How have Iran's intelligence forces broken down in face of explosions?

What the world is witnessing right now is someone hitting Iranian nuclear and conventional weapons and IRGC facilities practically at will.

A handout satellite image shows a general view of the Natanz nuclear facility after a fire, in Natanz, Iran July 8, 2020 (photo credit: MAXAR TECHNOLOGIES/HANDOUT VIA REUTERS)
A handout satellite image shows a general view of the Natanz nuclear facility after a fire, in Natanz, Iran July 8, 2020
(photo credit: MAXAR TECHNOLOGIES/HANDOUT VIA REUTERS)
Iran is facing a total intelligence breakdown.
With another explosion on Thursday night, reportedly at an Iranian Islamic Revolutionary Guard Corps facility, the question is not only how anyone has pulled off up to seven attacks in around two weeks, but how has the Islamic Republic repeatedly failed to stop them.
From 2010-2013, the regime succeeded in cracking a CIA cell and eliminated many CIA operatives.
Even when the US and Israel, according to foreign reports, breached Iran’s security for its nuclear program with the Stuxnet virus in 2009-2010, they had to use assets of Dutch intelligence.
In general, Iranian counterintelligence is known to perform at a much higher level than most of Israel’s other adversaries. Sometimes they falsely announce arrests of Mossad agents who are just political opposition members, but sometimes they can flush out spies at a professional level closer to the world’s top powers.
Until Israel’s January 2018 operation seizing Iran’s nuclear secrets, Iranian territory was thought of as much harder to penetrate than Syrian territory, where Israel has admitted to thousands of intelligence and airstrike operations.
In the days of Meir Dagan, a score of attacks on Iranian nuclear scientists were attributed to the Mossad.
But much of that was over a decade ago, and many of the scientists were killed alone and outside their facilities – presumably, easier targets than penetrating and exploding whole facilities like a set of dominoes.
What the world is witnessing right now is someone – the United States, Israel or Saudi Arabia, possibly with Iranian dissident proxy help – hitting Iranian nuclear and conventional weapons and IRGC facilities practically at will. And they are doing it in a way that has virtually never been witnessed in recent memory.

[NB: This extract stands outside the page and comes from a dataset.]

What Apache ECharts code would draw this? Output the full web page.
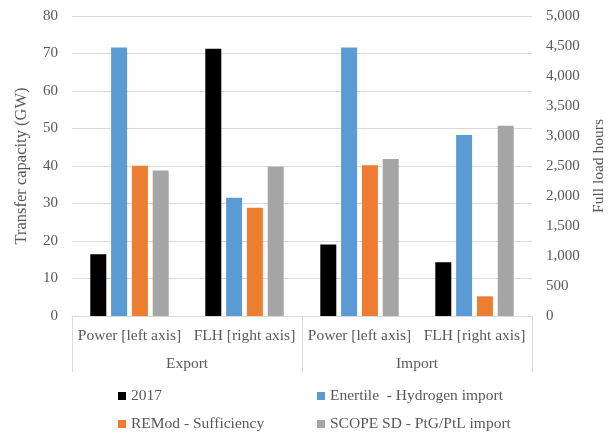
<!DOCTYPE html>
<html>
<head>
<meta charset="utf-8">
<script src="https://cdn.jsdelivr.net/npm/echarts@6/dist/echarts.min.js"></script>
<style>html,body{margin:0;padding:0;background:#fff}#c{width:608px;height:432px}</style>
</head>
<body>
<div id="c"></div>
<script>
// Categories
var categories = ['Power [left axis]', 'FLH [right axis]', 'Power [left axis]', 'FLH [right axis]'];
var groups = ['Export', 'Import'];
var seriesNames = ['2017', 'Enertile  - Hydrogen import', 'REMod - Sufficiency', 'SCOPE SD - PtG/PtL import'];
var seriesColors = ['#000000', '#5b9bd5', '#ed7d31', '#a5a5a5'];
// Transfer capacity (GW) [Export Power, Import Power]
var power2017 = [16.5, 19.1];
var powerEnertile = [71.6, 71.6];
var powerREMod = [40.1, 40.2];
var powerSCOPE = [38.8, 41.9];
// Full load hours [Export FLH, Import FLH]
var flh2017 = [4456, 894];
var flhEnertile = [1972, 3017];
var flhREMod = [1805, 328];
var flhSCOPE = [2489, 3172];
// Axis ticks
var leftMin = 0, leftMax = 80, leftStep = 10;
var rightMin = 0, rightMax = 5000, rightStep = 500;

var powerData = [power2017, powerEnertile, powerREMod, powerSCOPE];
var flhData = [flh2017, flhEnertile, flhREMod, flhSCOPE];

var font = 'Liberation Serif';
var txt = '#595959';
var gridColor = '#d9d9d9';

var series = [];
seriesNames.forEach(function (name, i) {
  series.push({
    name: name, type: 'bar', xAxisIndex: 0, yAxisIndex: 0,
    barWidth: 16, barGap: '30%',
    itemStyle: { color: seriesColors[i] },
    data: [powerData[i][0], null, powerData[i][1], null]
  });
});
seriesNames.forEach(function (name, i) {
  series.push({
    name: name, type: 'bar', xAxisIndex: 1, yAxisIndex: 1,
    barWidth: 16, barGap: '30%',
    itemStyle: { color: seriesColors[i] },
    data: [null, flhData[i][0], null, flhData[i][1]]
  });
});

// legend layout: 2 columns x 2 rows
var legendPos = [
  { left: 118, top: 388 },
  { left: 317, top: 388 },
  { left: 118, top: 416 },
  { left: 317, top: 416 }
];
var legends = seriesNames.map(function (name, i) {
  return {
    data: [name], left: legendPos[i].left, top: legendPos[i].top, padding: 0,
    icon: 'rect', itemWidth: 8, itemHeight: 8,
    textStyle: { fontFamily: font, fontSize: 15.5, color: txt }
  };
});

var chart = echarts.init(document.getElementById('c'), null, { renderer: 'canvas' });
chart.setOption({
  animation: false,
  textStyle: { fontFamily: font },
  grid: { left: 72, right: 76, top: 16, bottom: 116, containLabel: false, outerBoundsMode: 'none' },
  xAxis: [
    {
      type: 'category', data: categories, position: 'bottom',
      axisLine: { show: false }, axisTick: { show: false },
      axisLabel: { fontFamily: font, fontSize: 15.5, color: txt, margin: 12, interval: 0 }
    },
    {
      type: 'category', data: categories, show: false
    },
    {
      type: 'category', data: groups, position: 'bottom',
      axisLine: { show: true, lineStyle: { color: gridColor } },
      axisTick: { show: true, length: 56, lineStyle: { color: gridColor } },
      axisLabel: { fontFamily: font, fontSize: 15.5, color: txt, margin: 40, interval: 0 }
    }
  ],
  yAxis: [
    {
      type: 'value', min: leftMin, max: leftMax, interval: leftStep,
      name: 'Transfer capacity (GW)', nameLocation: 'middle', nameRotate: 90, nameGap: 42,
      nameTextStyle: { fontFamily: font, fontSize: 16.5, color: txt },
      axisLine: { show: false }, axisTick: { show: false },
      axisLabel: { fontFamily: font, fontSize: 15, color: txt, margin: 14 },
      splitLine: { show: true, lineStyle: { color: gridColor } }
    },
    {
      type: 'value', min: rightMin, max: rightMax, interval: rightStep, position: 'right',
      name: 'Full load hours', nameLocation: 'middle', nameRotate: 90, nameGap: 57,
      nameTextStyle: { fontFamily: font, fontSize: 15.5, color: txt },
      axisLine: { show: false }, axisTick: { show: false },
      axisLabel: {
        fontFamily: font, fontSize: 15, color: txt, margin: 14,
        formatter: function (v) { return v.toLocaleString('en-US'); }
      },
      splitLine: { show: false }
    }
  ],
  legend: legends,
  series: series
});
</script>
</body>
</html>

The IRGC has had more than two weeks to root out the cell or cells that are making this happen and has gotten nowhere.
It is almost like the intelligence forces making these attacks happen are playing three-dimensional chess and the IRGC is playing only checkers.
Former cyber intelligence officials from the US and Israel have talked to The Jerusalem Post about the power of potential cyberattacks on Iran.
To the extent that these are cyberattacks, it might be more understandable that Tehran has caught no one and stopped nothing. Explosions perpetrated through a cyberattack could have been arranged months or even years ago to be activated now.
But even in the cyber arena, US and Israeli officials have been warning that after the 2010 Stuxnet attack, the regime heavily improved as a cyber power.
However, what we appear to be witnessing are the limits of a second-tier counterintelligence force. Up against a premier intelligence or cyber power, Iran is apparently close to being defenseless.
The questions remaining then, are how long these attacks can continue and whether Iran can cope with them or try to make some sort of secret contact to cut a deal to get them stopped.
If it does not, the message from whoever is making this happen is clear: Continued aggressive actions on nuclear and other fronts will lead to consequences that the ayatollahs had never imagined.